The trap is assuming all data should be forced into a single table immediately. Sometimes the correct answer is to preserve the raw source, extract selected features or metadata, and combine that with structured business data. For example, customer sentiment from support emails may become a structured attribute used alongside purchase history.
Exam Tip: Match preparation steps to data structure. Structured data often needs validation and cleaning. Semi-structured data often needs parsing and flattening. Unstructured data often needs extraction or annotation before it can support analytics or ML.
In business scenarios, source matters too. Internal systems may be more trustworthy in terms of definition but still suffer from missing values or duplicate records. External datasets may broaden coverage but introduce quality and compatibility concerns. Streaming data may be timely but incomplete at first arrival. Historical batch files may be complete but stale. The best exam answer recognizes both the data structure and the operational tradeoff.
Data profiling is the foundation of sound preparation. It means summarizing and inspecting data to learn what you have before changing it. In exam scenarios, profiling can include checking data types, unique values, null rates, row counts, date ranges, category frequencies, and basic distributions. These steps help determine whether the dataset is credible and whether preparation is needed.
Quality assessment is commonly framed through dimensions such as completeness, accuracy, consistency, uniqueness, validity, and timeliness. Completeness asks whether required fields are populated. Accuracy asks whether values reflect reality. Consistency asks whether the same item is represented in the same way across records or systems. Uniqueness addresses duplicates. Validity checks whether values follow allowed formats or business rules. Timeliness asks whether the data is current enough for the intended use.
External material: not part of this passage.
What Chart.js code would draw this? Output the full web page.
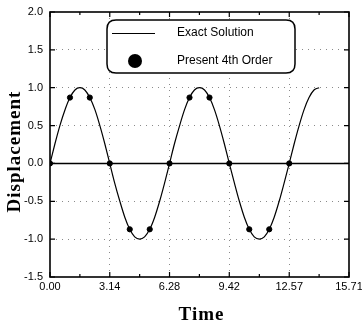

Missing values are heavily tested because they force reasoning. The correct action depends on context. If only a few noncritical fields are missing, you may keep the rows. If a required label field is missing for supervised learning, those rows may be unsuitable for training. If a numeric field is missing, simple imputation might be acceptable for some analyses but risky if it distorts a small or sensitive dataset. The exam usually favors cautious, context-aware treatment over blanket deletion.
Outliers are another common exam area. An outlier may indicate an error, but it may also represent a rare and important event. For instance, an unusually large transaction could be fraud, a data entry mistake, or a legitimate enterprise purchase. Deleting it without investigation can be the wrong choice. The exam may reward answers that verify business meaning before removal.
Exam Tip: Treat anomalies as signals first, not trash first. Investigate whether an outlier is invalid, operationally meaningful, or expected under certain business conditions.
A classic trap is selecting the most aggressive cleaning option because it sounds neat. But removing rows with nulls, dropping uncommon categories, or clipping all outliers can bias analysis and hurt model performance. Stronger answers explain or imply that you should profile the issue, estimate impact, and apply a proportional response.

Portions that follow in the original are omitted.